The climate for this kind of work is always going to be difficult and I understand that.  But therefore it means that you had to work that little bit harder or you had to convince people that are going to be collaborating with you that they need to believe in what you’re doing.

And as a result things become a lot more personal, a lot more kind of committed. And you don’t then start thinking about the hours you’ve put into the project or who’s going to pay for your supper that evening or who’s going to reimburse my fares to travel to France backwards and forwards for three years. It goes out the window and you find yourself on this trajectory, on this desire to make a piece of work. And if it means that you’ve got to go to France and if it then means you have to have meetings in Switzerland to convince funders over there that it’s worth taking a punt on – then that’s what you do.

I don’t know enough about the systems over there to know whether it’s harder or easier. I guess in France it’s easier, albeit that my French producer is still finding it a big struggle to raise money for her projects. But it was her commitment, it was her fearlessness, bloody mindedness that meant that Ivul got to see the light of day.

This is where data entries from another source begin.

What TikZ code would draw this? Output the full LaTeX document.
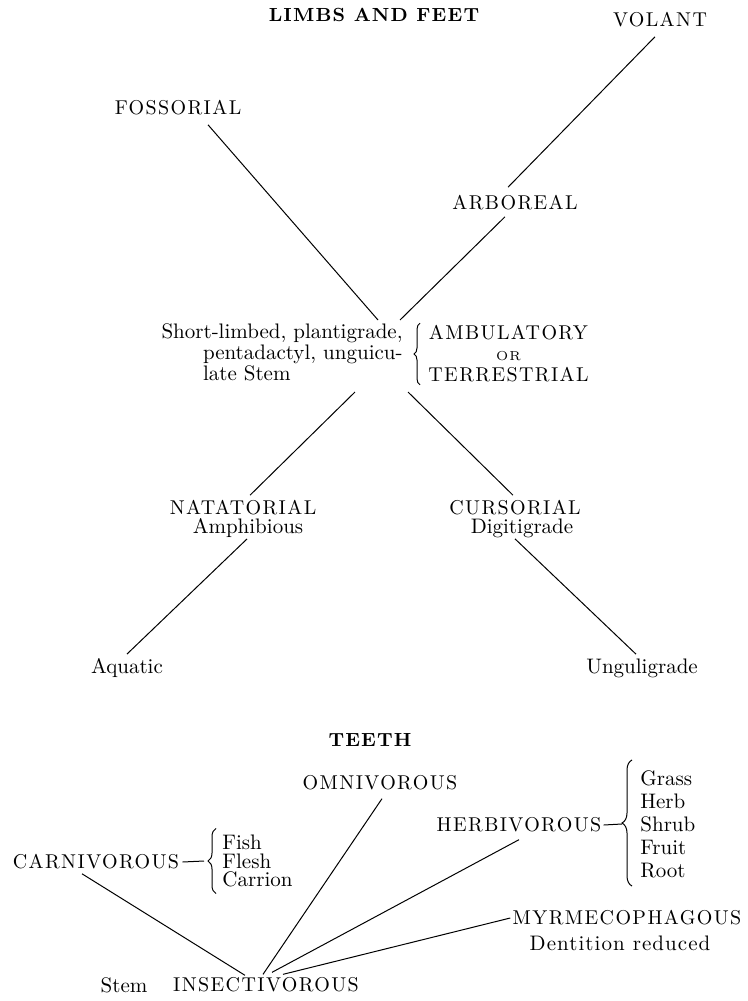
\documentclass[tikz,border=0pt]{standalone}
\usepackage{fontspec}
\setmainfont{Latin Modern Roman}
\usetikzlibrary{decorations.pathreplacing}
\newcommand\capsfont{\fontsize{10}{10.5}\selectfont\addfontfeature{LetterSpace=7}}
\newcommand\bodyfont{\fontsize{10.5}{10.5}\selectfont}
\newcommand\headfont{\fontsize{9.5}{9.5}\selectfont\bfseries\addfontfeature{LetterSpace=6}}
\tikzset{
  capnode/.style={font=\capsfont, inner sep=0pt},
  textnode/.style={font=\bodyfont, inner sep=0pt},
  headnode/.style={font=\headfont, inner sep=0pt},
  bracket/.style={decorate, decoration={brace, amplitude=#1}, line width=0.5pt},
  bracket/.default=4pt,
  branch/.style={line width=0.5pt}
}
\begin{document}
\begin{tikzpicture}[x=0.5pt, y=-0.5pt]
            \useasboundingbox (0,0) rectangle (748,1001);

            \node[headnode] (limbs) at (374,15) {LIMBS AND FEET};
            \node[capnode] (volant) at (660,20) {VOLANT};
            \node[capnode] (foss) at (178,108) {FOSSORIAL};
            \node[capnode] (arbor) at (515,203) {ARBOREAL};
            \node[textnode, align=right, anchor=east] (stem) at (403,354)
                {Short-limbed, plantigrade,\\pentadactyl, unguicu-\\\rlap{late Stem}\phantom{pentadactyl, unguicu-}};
            \node[capnode, align=center, anchor=west] (ambul) at (428,354)
                {AMBULATORY\\{\fontsize{6.5}{10.5}\selectfont OR}\\TERRESTRIAL};
            \node[capnode] (natat) at (243,508) {NATATORIAL};
            \node[textnode] (amphib) at (248,528) {Amphibious};
            \node[capnode] (cursor) at (515,508) {CURSORIAL};
            \node[textnode] (digit) at (522,528) {Digitigrade};
            \node[textnode] (aquat) at (127,668) {Aquatic};
            \node[textnode] (ungul) at (642,668) {Unguligrade};

            \coordinate (nw) at (378,320);
            \coordinate (ne) at (400,320);
            \coordinate (sw) at (355,392);
            \coordinate (se) at (408,392);

            \draw[branch] ([xshift=-2.5pt,yshift=-4.5pt]volant.south) -- ([xshift=-3.5pt,yshift=4pt]arbor.north);
            \draw[branch] ([xshift=-5pt,yshift=-3pt]arbor.south) -- (ne);
            \draw[branch] ([xshift=15pt,yshift=-4.5pt]foss.south) -- (nw);
            \draw[branch] (sw) -- ([xshift=3.5pt,yshift=2.5pt]natat.north);
            \draw[branch] (se) -- ([xshift=-1pt,yshift=2.5pt]cursor.north);
            \draw[branch] ([xshift=-0.5pt,yshift=-0.5pt]amphib.south) -- ([yshift=2pt]aquat.north);
            \draw[branch] ([xshift=-3.5pt,yshift=-0.5pt]digit.south) -- ([xshift=-3pt,yshift=2pt]ungul.north);
            \draw[bracket=3pt] ([xshift=-4pt,yshift=-1pt]ambul.south west) -- ([xshift=-4pt,yshift=1pt]ambul.north west);

            \node[headnode] (teeth) at (370,740) {TEETH};
            \node[capnode] (omni) at (380,783) {OMNIVOROUS};
            \node[capnode] (herb) at (519,825) {HERBIVOROUS};
            \node[textnode, align=left, anchor=west, font=\fontsize{10.5}{11.5}\selectfont] (herbfood) at (640,824)
                {Grass\\Herb\\Shrub\\Fruit\\Root};
            \node[capnode] (carn) at (96,862) {CARNIVOROUS};
            \node[textnode, align=left, anchor=west, font=\fontsize{10.5}{9.3}\selectfont] (carnfood) at (222,861)
                {Fish\\Flesh\\Carrion};
            \node[capnode] (myrm) at (627,918) {MYRMECOPHAGOUS};
            \node[textnode, font=\bodyfont\addfontfeature{LetterSpace=5}] (dent) at (620,943) {Dentition reduced};
            \node[textnode] (stemb) at (124,985) {Stem};
            \node[capnode] (insect) at (266,985) {INSECTIVOROUS};

            \draw[bracket=5pt] ([xshift=-4pt,yshift=-4pt]herbfood.south west) -- ([xshift=-4pt,yshift=5pt]herbfood.north west);
            \draw[bracket] ([xshift=-3pt,yshift=-3pt]carnfood.south west) -- ([xshift=-3pt,yshift=3pt]carnfood.north west);
            \draw[branch] ([xshift=1pt]herb.east) -- ([xshift=-9pt]herbfood.west);
            \draw[branch] ([xshift=1.5pt]carn.east) -- ([xshift=-9pt]carnfood.west);

            \draw[branch] ([xshift=-7pt,yshift=-2pt]carn.south) -- ([xshift=-10.5pt,yshift=1pt]insect.north);
            \draw[branch] ([xshift=1pt,yshift=-4pt]omni.south) -- ([xshift=-1.5pt,yshift=1.5pt]insect.north);
            \draw[branch] ([yshift=-3.5pt]herb.south) -- ([xshift=3pt,yshift=2.5pt]insect.north);
            \draw[branch] ([xshift=-1pt]myrm.west) -- ([xshift=8.5pt,yshift=1.5pt]insect.north);
        \end{tikzpicture}
\end{document}
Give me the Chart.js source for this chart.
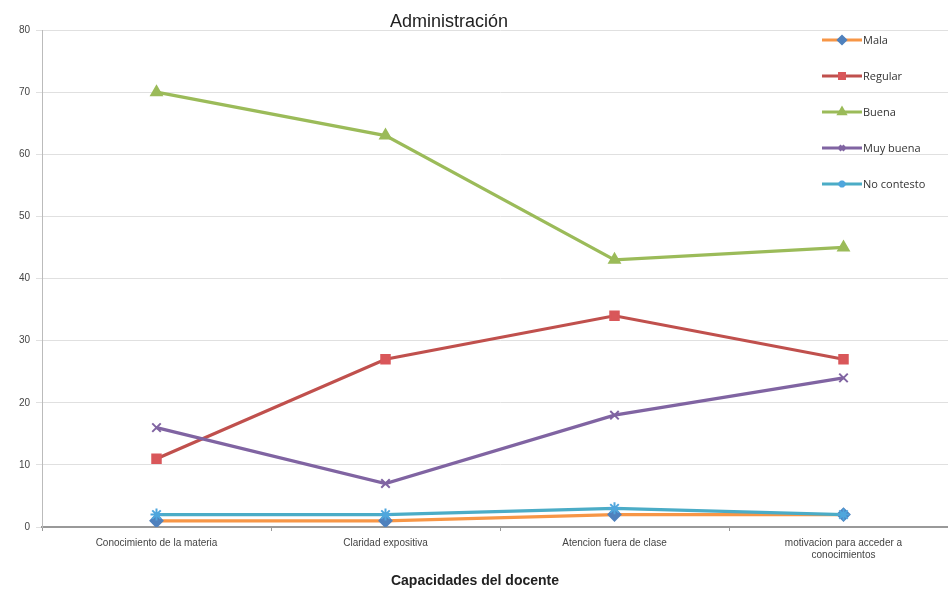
<!DOCTYPE html>
<html><head><meta charset="utf-8">
<script src="https://cdn.jsdelivr.net/npm/chart.js@4.4.0/dist/chart.umd.min.js"></script>
<style>html,body{margin:0;padding:0;background:#fff;overflow:hidden;width:948px;height:589px}#wrap{width:966px;height:589px}#c{width:966px;height:589px;display:block}</style>
</head><body><div id="wrap"><canvas id="c" width="966" height="589"></canvas></div>
<script>
const categories = ["Conocimiento de la materia", "Claridad expositiva", "Atencion fuera de clase", ["motivacion para acceder a", "conocimientos"]];
const seriesNames = ["Mala", "Regular", "Buena", "Muy buena", "No contesto"];
const mala = [1, 1, 2, 2];
const regular = [11, 27, 34, 27];
const buena = [70, 63, 43, 45];
const muyBuena = [16, 7, 18, 24];
const noContesto = [2, 2, 3, 2];
const yTicks = [0, 10, 20, 30, 40, 50, 60, 70, 80];
const chartTitle = "Administración";
const xTitle = "Capacidades del docente";

const styles = [
  {line:'#F79646', mk:'#4F81BD', shape:'rectRot', r:6},
  {line:'#C0504D', mk:'#D9575A', shape:'rect', r:6},
  {line:'#9BBB59', mk:'#9BBB59', shape:'triangle', r:6},
  {line:'#8064A2', mk:'#8064A2', shape:'crossRot', r:6},
  {line:'#4BACC6', mk:'#4FA6DD', shape:'star', r:6}
];
const values = [mala, regular, buena, muyBuena, noContesto];

const datasets = values.map((v,i)=>({
  label: seriesNames[i], data: v,
  borderColor: styles[i].line, backgroundColor: styles[i].mk,
  pointBorderColor: styles[i].mk, pointBackgroundColor: styles[i].mk,
  pointStyle: styles[i].shape, pointRadius: styles[i].r, pointBorderWidth: 2,
  borderWidth: 3.2, tension: 0, order: 4 - i
}));

const overlay = {
  id:'overlay',
  afterDraw(chart){
    const ctx = chart.ctx;
    ctx.save();
    ctx.fillStyle = '#222';
    ctx.font = '18px "Liberation Sans", Arial, sans-serif';
    ctx.textAlign = 'center'; ctx.textBaseline = 'middle';
    ctx.fillText(chartTitle, 449, 22);
    ctx.font = 'bold 14px "Liberation Sans", Arial, sans-serif';
    ctx.fillText(xTitle, 475, 581);
    ctx.font = '11px "Open Sans", "Liberation Sans", sans-serif';
    ctx.textAlign = 'left';
    seriesNames.forEach((n,i)=>{
      const y = 40 + i*36;
      ctx.strokeStyle = styles[i].line; ctx.lineWidth = 3;
      ctx.beginPath(); ctx.moveTo(822,y); ctx.lineTo(862,y); ctx.stroke();
      ctx.fillStyle = styles[i].mk; ctx.strokeStyle = styles[i].mk;
      Chart.helpers.drawPoint(ctx, {pointStyle: styles[i].shape, radius: 3.5, rotation:0, borderWidth:1.5}, 842, y);
      ctx.fillStyle = '#333';
      ctx.fillText(n, 863, y+1);
    });
    ctx.restore();
  }
};

new Chart(document.getElementById('c'), {
  type:'line',
  data:{labels: categories, datasets},
  plugins:[overlay],
  options:{
    responsive:false, animation:false,
    layout:{padding:{top:30, right:0, left:0, bottom:0}},
    plugins:{legend:{display:false}, title:{display:false}, tooltip:{enabled:false}},
    scales:{
      x:{
        offset:true,
        grid:{display:true, drawOnChartArea:false, offset:true, tickLength:4, color:'#999'},
        border:{color:'#999', width:2},
        ticks:{color:'#444', font:{size:10, family:'"Liberation Sans", Arial, sans-serif'}, maxRotation:0, autoSkip:false, padding:6},
        afterFit(s){ s.height = 62; }
      },
      y:{
        min:0, max:80,
        afterBuildTicks(s){ s.ticks = yTicks.map(v=>({value:v})); },
        grid:{color:'#e0e0e0', lineWidth:1, drawTicks:true, tickLength:6},
        border:{color:'#bbb', width:1},
        ticks:{color:'#444', font:{size:10, family:'"Liberation Sans", Arial, sans-serif'}, padding:6},
        afterFit(s){ s.width = 42; }
      }
    }
  }
});
</script></body></html>
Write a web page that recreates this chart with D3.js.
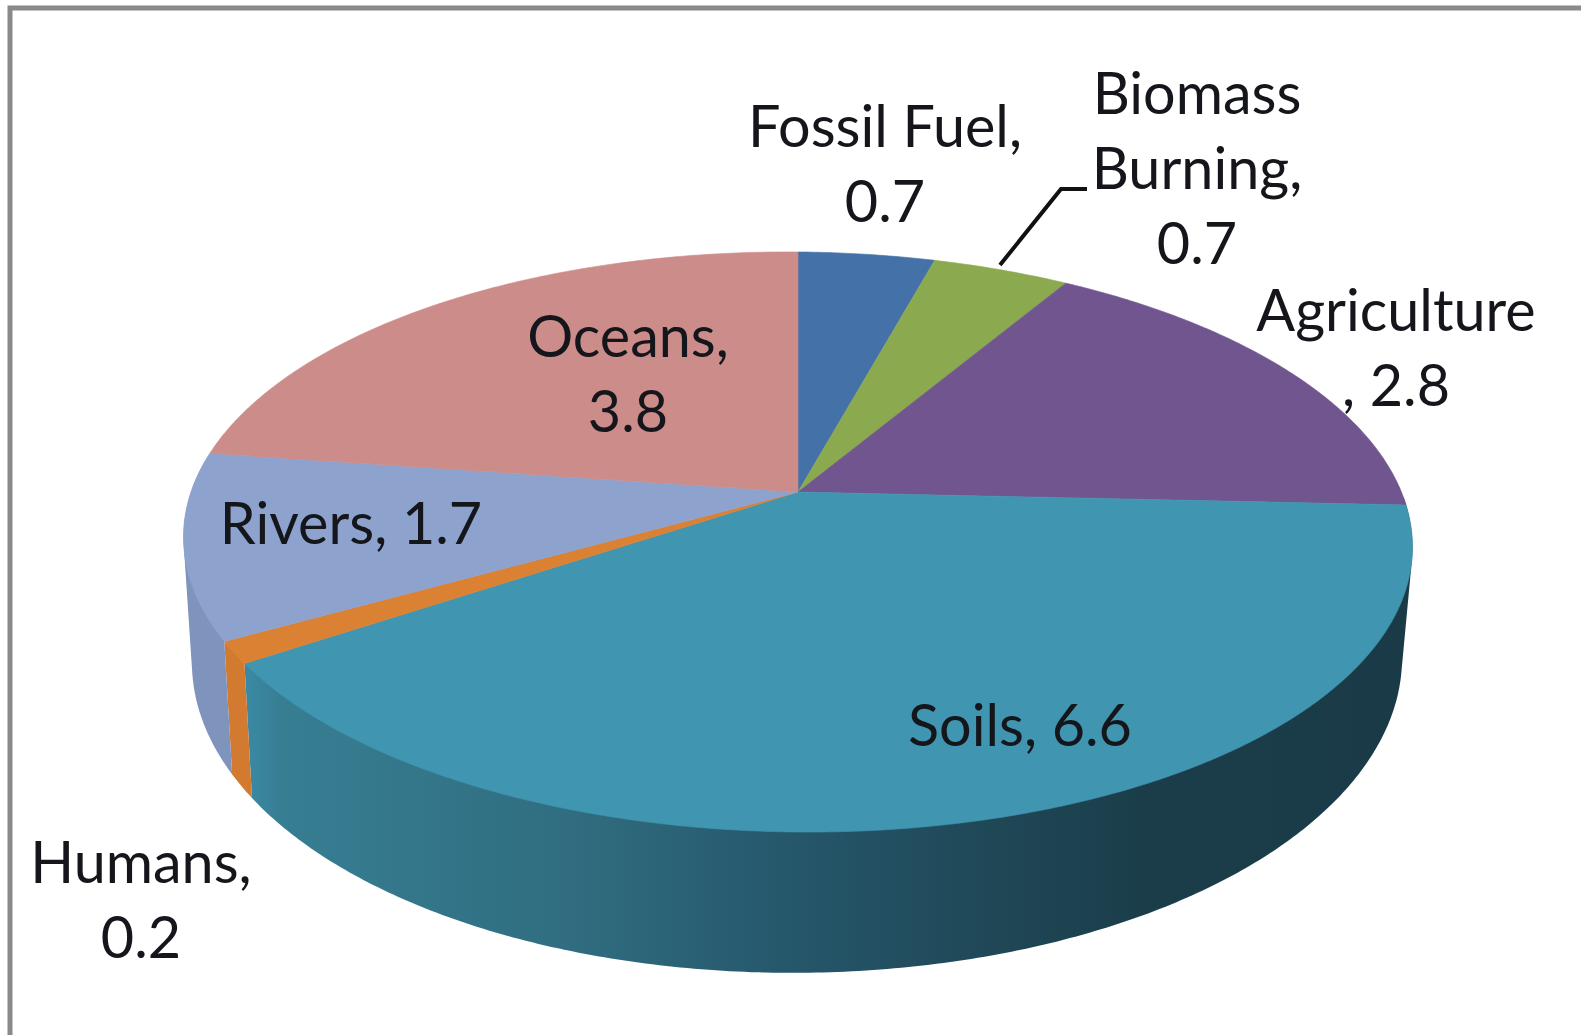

You know, the climate is difficult. It always has been difficult. Wind in your ears and piss in your face. I wouldn’t want it any other way.

  1. Matt Hulse says:

    I screw my little head off to Mr Kotting. Keep going man.

  2. abina manning says:

    Beautiful interview. Can’t wait to see Ivul.

  3. Gareth Evans says:

    Go Andrew, Go Gary, two stalwarts, pivots, hinges, doorways, thresholds and their arriving place. Excellent. Thank You.